We say that a sequence of probability measures ${ P_n }$ on (S, Σ)
converges weakly to the probability measure P,
if and only if any of the following equivalent conditions is true:

- $\mathbb{E}_n f \Rightarrow \mathbb{E} f$ for all bounded, continuous functions f;
- $\mathbb{E}_n f \Rightarrow \mathbb{E} f$ for all bounded and Lipschitz functions f;
- $\limsup \mathbb{E}_n f \leq \mathbb{E} f$ for every upper semi-continuous function f bounded from above;
- $\liminf \mathbb{E}_n f \geq \mathbb{E} f$ for every lower semi-continuous function f bounded from below;
- $\limsup P_n (C) \leq P(C)$ for all closed sets C of space S;
- $\liminf P_n (U) \geq P(U)$ for all open sets U of space S;
- $\lim P_n (A) = P(A)$ for all continuity sets A of measure P.

In the common case when $S=\mathbb{R}$ with its usual topology, then weak convergence of probability measures is equivalent to convergence of distribution functions.

Weak convergence of probability measures is denoted as $P_n \rightarrow P$.

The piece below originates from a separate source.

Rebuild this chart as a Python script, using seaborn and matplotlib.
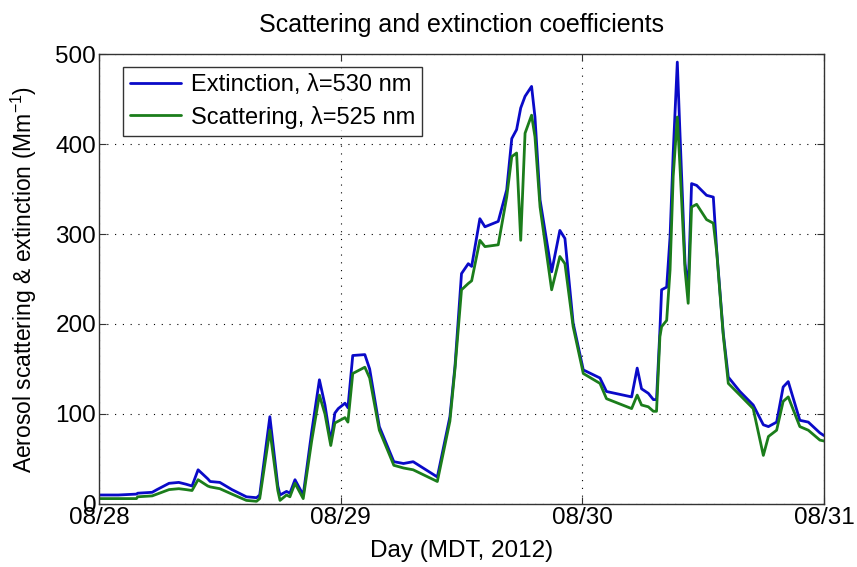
import matplotlib
matplotlib.use("Agg")
import matplotlib.pyplot as plt
import seaborn as sns
import pandas as pd

# Time in days since 08/28 00:00 (MDT, 2012)
day = [0.00, 0.08, 0.155, 0.16, 0.22, 0.24, 0.29, 0.33, 0.36, 0.385, 0.41, 0.45, 0.46, 0.50,
       0.55, 0.61, 0.652, 0.665, 0.707, 0.74, 0.749, 0.776, 0.79, 0.811, 0.845, 0.88, 0.912,
       0.935, 0.959, 0.976, 0.99, 1.018, 1.03, 1.05, 1.10, 1.12, 1.16, 1.22, 1.26, 1.30, 1.40,
       1.452, 1.473, 1.50, 1.528, 1.542, 1.576, 1.597, 1.652, 1.687, 1.708, 1.728, 1.745, 1.763,
       1.79, 1.804, 1.825, 1.873, 1.907, 1.928, 1.962, 2.004, 2.073, 2.10, 2.204, 2.227, 2.245,
       2.273, 2.294, 2.307, 2.321, 2.328, 2.349, 2.363, 2.376, 2.393, 2.404, 2.425, 2.438, 2.452,
       2.473, 2.514, 2.542, 2.556, 2.583, 2.604, 2.652, 2.707, 2.749, 2.770, 2.804, 2.831, 2.852,
       2.90, 2.935, 2.983, 3.00]

extinction = [10, 10, 11, 12, 13, 16, 23, 24, 22, 20, 38, 28, 25, 24,
              16, 8, 7, 10, 97, 20, 10, 14, 12, 27, 10, 80, 138,
              110, 69, 101, 106, 112, 107, 165, 166, 150, 86, 47, 45, 47, 30,
              97, 153, 256, 267, 264, 317, 308, 314, 349, 406, 416, 440, 453,
              464, 430, 338, 258, 304, 295, 201, 149, 140, 125, 119, 151, 128,
              123, 116, 116, 193, 238, 241, 297, 390, 491, 412, 267, 238, 356,
              354, 343, 341, 282, 190, 141, 125, 110, 88, 86, 91, 130, 136,
              93, 91, 79, 76]

scattering = [6, 6, 6, 8, 9, 11, 16, 17, 16, 15, 27, 20, 19, 17,
              11, 4, 3, 6, 82, 15, 4, 10, 8, 23, 6, 70, 121,
              100, 65, 90, 92, 96, 91, 145, 152, 140, 82, 43, 40, 38, 25,
              92, 150, 238, 245, 248, 293, 286, 288, 341, 386, 390, 293, 412,
              432, 408, 330, 238, 275, 267, 197, 145, 134, 117, 106, 121, 110,
              108, 103, 103, 186, 197, 204, 260, 364, 430, 375, 260, 223, 330,
              333, 316, 312, 280, 188, 134, 121, 106, 54, 75, 82, 114, 119,
              86, 82, 71, 70]

series_labels = ["Extinction, \u03bb=530 nm", "Scattering, \u03bb=525 nm"]
series_colors = ["#0a0ac8", "#1b7d1b"]
x_ticks = [0, 1, 2, 3]
x_ticklabels = ["08/28", "08/29", "08/30", "08/31"]
y_ticks = [0, 100, 200, 300, 400, 500]

df = pd.concat([
    pd.DataFrame({"day": day, "value": extinction, "series": series_labels[0]}),
    pd.DataFrame({"day": day, "value": scattering, "series": series_labels[1]}),
], ignore_index=True)

sns.set_style("ticks")
plt.rcParams["font.family"] = ["Liberation Sans", "DejaVu Sans"]
plt.rcParams["mathtext.fontset"] = "custom"
plt.rcParams["mathtext.rm"] = "Liberation Sans"
for key in ["text.color", "axes.labelcolor", "xtick.color", "ytick.color",
            "xtick.labelcolor", "ytick.labelcolor"]:
    plt.rcParams[key] = "black"

FS = 17.5
fig = plt.figure(figsize=(8.57, 5.67), dpi=100)
ax = fig.add_axes([99 / 857, 63 / 567, 725 / 857, 450 / 567])

sns.lineplot(data=df, x="day", y="value", hue="series",
             palette=dict(zip(series_labels, series_colors)),
             linewidth=2.0, ax=ax, sort=False, estimator=None)

ax.set_xlim(0, 3)
ax.set_ylim(0, 500)
ax.set_xticks(x_ticks)
ax.set_xticklabels(x_ticklabels)
ax.set_yticks(y_ticks)
ax.tick_params(direction="in", top=True, right=True, labelsize=FS, length=5,
               width=0.8, color="#333333", labelcolor="black", pad=2)
for s in ax.spines.values():
    s.set_linewidth(1.0)
    s.set_color("#333333")
ax.grid(True, color="black", linestyle=(0, (1, 6)), linewidth=0.8)

ax.set_title("Scattering and extinction coefficients", fontsize=18, pad=16,
             color="black")
ax.set_xlabel("Day (MDT, 2012)", fontsize=FS, labelpad=8, color="black")
ax.set_ylabel("Aerosol scattering & extinction (Mm$^{\\mathregular{-1}}$)",
              fontsize=16.5, labelpad=12, color="black")

leg = ax.legend(loc="upper left", bbox_to_anchor=(0.033, 0.971), fontsize=17,
                frameon=True, fancybox=False, shadow=False, borderaxespad=0,
                handlelength=2.16, handletextpad=0.42, labelspacing=0.4,
                borderpad=0.3)
leg.get_frame().set_edgecolor("black")
leg.get_frame().set_linewidth(1.0)
for t in leg.get_texts():
    t.set_color("black")
leg.set_title(None)

fig.savefig("out.png", dpi=100)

Relations of convergence modes

(Proof)

Neither of them implies the other.

Convergence of expectation is defined as: $$\lim_{n\to\infty} \mathbb{E}[Z_n - Z] =0$$

Convergence of expectation is related to convergence in $L_1$, but much weaker. Still, it's not weaker than convergence in probability. Counterexamples typically have unbounded heavy tail. Consider sequence $Z_n$ which takes value n with probability $\frac{1}{n}$, and equals 0 otherwise. This sequence converges to degenerated r.v. 0 in probability, but converges to 1 in expectation.